A service definition is used to identify a “service” that runs on a host. The term “service” is used very loosely. It can mean an actual service that runs on the host (POP, “SMTP”, “HTTP”, etc.) or some other type of metric associated with the host (response to a ping, number of logged in users, free disk space, etc.). The different arguments to a service definition are outlined below.

Syntax

Bold variables are required, while others are optional. Emphasized variables are Alignak extensions with reference to the Nagios legacy definition.

define service{  
host_name *host_name*
hostgroup_name hostgroup_name
service_description *service_description*
display_name display_name
servicegroups servicegroup_names
is_volatile [0/1]
check_command *command_name*
initial_state [o,w,u,c]
initial_output output
max_check_attempts #
check_interval #
retry_interval #
active_checks_enabled [0/1]
passive_checks_enabled [0/1]
check_period *timeperiod_name*
obsess_over_service [0/1]
check_freshness [0/1]
freshness_threshold #
event_handler command_name
event_handler_enabled [0/1]
low_flap_threshold #
high_flap_threshold #
flap_detection_enabled [0/1]
flap_detection_options [o,w,c,u]
process_perf_data [0/1]
retain_status_information [0/1]
retain_nonstatus_information [0/1]
notification_interval #
first_notification_delay #
notification_period *timeperiod_name*
notification_options [w,u,c,r,f,s]
notifications_enabled [0/1]
contacts *contacts*
contact_groups *contact_groups*
stalking_options [o,w,u,c]
notes note_string
notes_url url
action_url url
poller_tag poller_tag
reactionner_tag reactionner_tag
duplicate_foreach $MACRO$
service_dependencies host,service_description
business_impact [0/1/2/3/4/5]
maintenance_period timeperiod_name
host_dependency_enabled [0/1]
labels labels
business_rule_output_template template
business_rule_smart_notifications [0/1]
business_rule_downtime_as_ack [0/1]
business_rule_host_notification_options [d,u,r,f,s]
business_rule_service_notification_options [w,u,c,r,f,s]
snapshot_enabled [0/1]
snapshot_command command_name
snapshot_period timeperiod_name
snapshot_criteria [w,c,u]
snapshot_interval #
priority priority
}  

Example

define service{
       host_name               linux-server
       service_description     check-disk-sda1
       check_command           check-disk!/dev/sda1
       max_check_attempts      5
       check_interval          5
       retry_interval          3
       check_period            24x7
       notification_interval   30
       notification_period     24x7
       notification_options    w,c,r
       contact_groups          linux-admins
       poller_tag              DMZ
       icon_set                server
       }

Variables

host_name
This directive is used to specify the short name(s) of the host(s) that the service “runs” on or is associated with. Multiple hosts should be separated by commas.
hostgroup_name

This directive is used to specify the short name(s) of the hostgroup(s) that the service “runs” on or is associated with. Multiple hostgroups should be separated by commas. The hostgroup_name may be used instead of, or in addition to, the host_name directive.

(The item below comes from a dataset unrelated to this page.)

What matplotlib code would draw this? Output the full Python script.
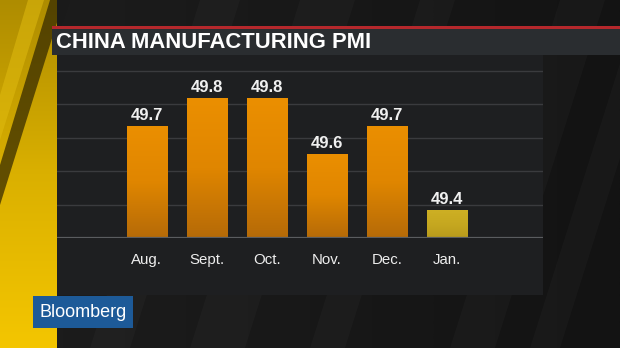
import numpy as np
import matplotlib
matplotlib.use("Agg")
import matplotlib.pyplot as plt
from matplotlib.patches import Rectangle, Polygon
from matplotlib.colors import LinearSegmentedColormap

# ---- data ----
title = "CHINA MANUFACTURING PMI"
months = ["Aug.", "Sept.", "Oct.", "Nov.", "Dec.", "Jan."]
pmi = [49.7, 49.8, 49.8, 49.6, 49.7, 49.4]
highlight = [False, False, False, False, False, True]
brand = "Bloomberg"

W, H = 620, 348
fig = plt.figure(figsize=(W / 100, H / 100), dpi=100)
fig.patch.set_facecolor("#151515")

# ---- background layer in pixel coordinates ----
bg = fig.add_axes([0, 0, 1, 1])
bg.set_xlim(0, W)
bg.set_ylim(H, 0)
bg.axis("off")

# dark backdrop gradient
dark = np.linspace(0, 1, 256).reshape(1, -1)
bg.imshow(dark, extent=[0, W, H, 0], aspect="auto",
          cmap=LinearSegmentedColormap.from_list("d", ["#1d1d1d", "#131313"]), zorder=0)
# subtle diagonal stripes on backdrop
for x0, w in [(200, 40), (300, 55), (420, 35), (560, 45), (640, 30)]:
    bg.add_patch(Polygon([(x0, 0), (x0 + w, 0), (x0 + w - 110, H), (x0 - 110, H)],
                         closed=True, facecolor="#ffffff", alpha=0.022, lw=0, zorder=1))

# yellow side band
ygrad = np.linspace(0, 1, 256).reshape(-1, 1)
bg.imshow(ygrad, extent=[0, 57, H, 0], aspect="auto",
          cmap=LinearSegmentedColormap.from_list("y", ["#ae8c00", "#dab000", "#f4c600"]), zorder=2)
bg.add_patch(Polygon([(28, 0), (44, 0), (0, 140), (0, 95)], closed=True,
                     facecolor="#e0bb10", alpha=0.55, lw=0, zorder=3))
bg.add_patch(Polygon([(50, 0), (64, 0), (0, 205), (0, 165)], closed=True,
                     facecolor="#2e2400", alpha=0.7, lw=0, zorder=3))
bg.add_patch(Polygon([(57, 0), (70, 0), (57, 40)], closed=True,
                     facecolor="#1a1a1a", lw=0, zorder=3))

# chart panel
bg.add_patch(Rectangle((57, 55), 486, 240, facecolor="#1e1f21", lw=0, zorder=4))
# title banner + red rule
bg.add_patch(Rectangle((52, 28), W - 52, 27, facecolor="#2a2d30", lw=0, zorder=5))
bg.add_patch(Rectangle((52, 26), W - 52, 2.5, facecolor="#b5282c", lw=0, zorder=6))
bg.text(56, 42, title, color="white", fontsize=15.8, fontweight="bold",
        family="Liberation Sans", va="center", ha="left", zorder=7)

# Bloomberg logo box
bg.add_patch(Rectangle((33, 296), 100, 32, facecolor="#1d5a98", lw=0, zorder=5))
bg.text(83, 312.5, brand, color="white", fontsize=13, family="Liberation Sans",
        va="center", ha="center", zorder=6)

# ---- bar chart axes ----
ax = fig.add_axes([57 / W, 1 - 238 / H, 486 / W, 181 / H])
ax.set_facecolor("none")
x = np.arange(len(months))
ymin = 49.3

grid_y = np.linspace(ymin, ymin + 5 * 0.1193, 6)[1:]
for gy in grid_y:
    ax.axhline(gy, color="#3a3b3e", lw=1.0, zorder=0)
ax.axhline(ymin, color="#5a5c5f", lw=1.6, zorder=3)

bars = ax.bar(x, [v - ymin for v in pmi], bottom=ymin, width=0.667,
              color="none", lw=0, zorder=2)
orange = LinearSegmentedColormap.from_list("o", ["#b56a08", "#e08600", "#eb8f00"])
gold = LinearSegmentedColormap.from_list("g", ["#b89a1c", "#c6a820", "#ceb024"])
grad = np.linspace(0, 1, 256).reshape(-1, 1)
for b, hl in zip(bars, highlight):
    bx, by = b.get_x(), b.get_y()
    bw, bh = b.get_width(), b.get_height()
    im = ax.imshow(grad, extent=[bx, bx + bw, by, by + bh], origin="lower",
                   aspect="auto", cmap=gold if hl else orange, zorder=2)
    im.set_clip_path(Rectangle((bx, by), bw, bh, transform=ax.transData))

for xi, v in zip(x, pmi):
    ax.annotate(f"{v:.1f}", (xi, v), xytext=(0, 2.5), textcoords="offset points",
                ha="center", va="bottom", color="#f0f0f0", fontsize=12,
                fontweight="bold", family="Liberation Sans", zorder=4)

ax.set_xticks(x)
ax.set_xticklabels(months, color="#eeeeee", fontsize=10.8, family="Liberation Sans")
ax.tick_params(axis="x", length=0, pad=11)
ax.set_yticks([])
for s in ax.spines.values():
    s.set_visible(False)
ax.set_xlim(-1.495, 6.605)
ax.set_ylim(ymin, ymin + 181 / 280)

fig.savefig("out.png", dpi=100, facecolor=fig.get_facecolor())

This is possible to define “complex” hostgroup expression with the following operators :

  • & : it’s use to make an AND betweens groups

  • : it’s use to make an OR betweens groups
  • ! : it’s use to make a NOT of a group or expression

  • , : it’s use to make a OR, like the | sign.

  • ( and ) : they are use like in all math expressions.

For example the above definition is valid

hostgroup_name=(linux|windows)&!qualification,routers

This service wil be apply on hosts that are in the routers group or (in linux or windows and not in qualification group).

service_description
This directive is used to define the description of the service, which may contain spaces, dashes, and colons (semicolons, apostrophes, and quotation marks should be avoided). No two services associated with the same host can have the same description. Services are uniquely identified with their host_name and service_description directives.
display_name

This directive is used to define an alternate name that should be displayed in the web interface for this service. If not specified, this defaults to the value you specify for the service_description directive.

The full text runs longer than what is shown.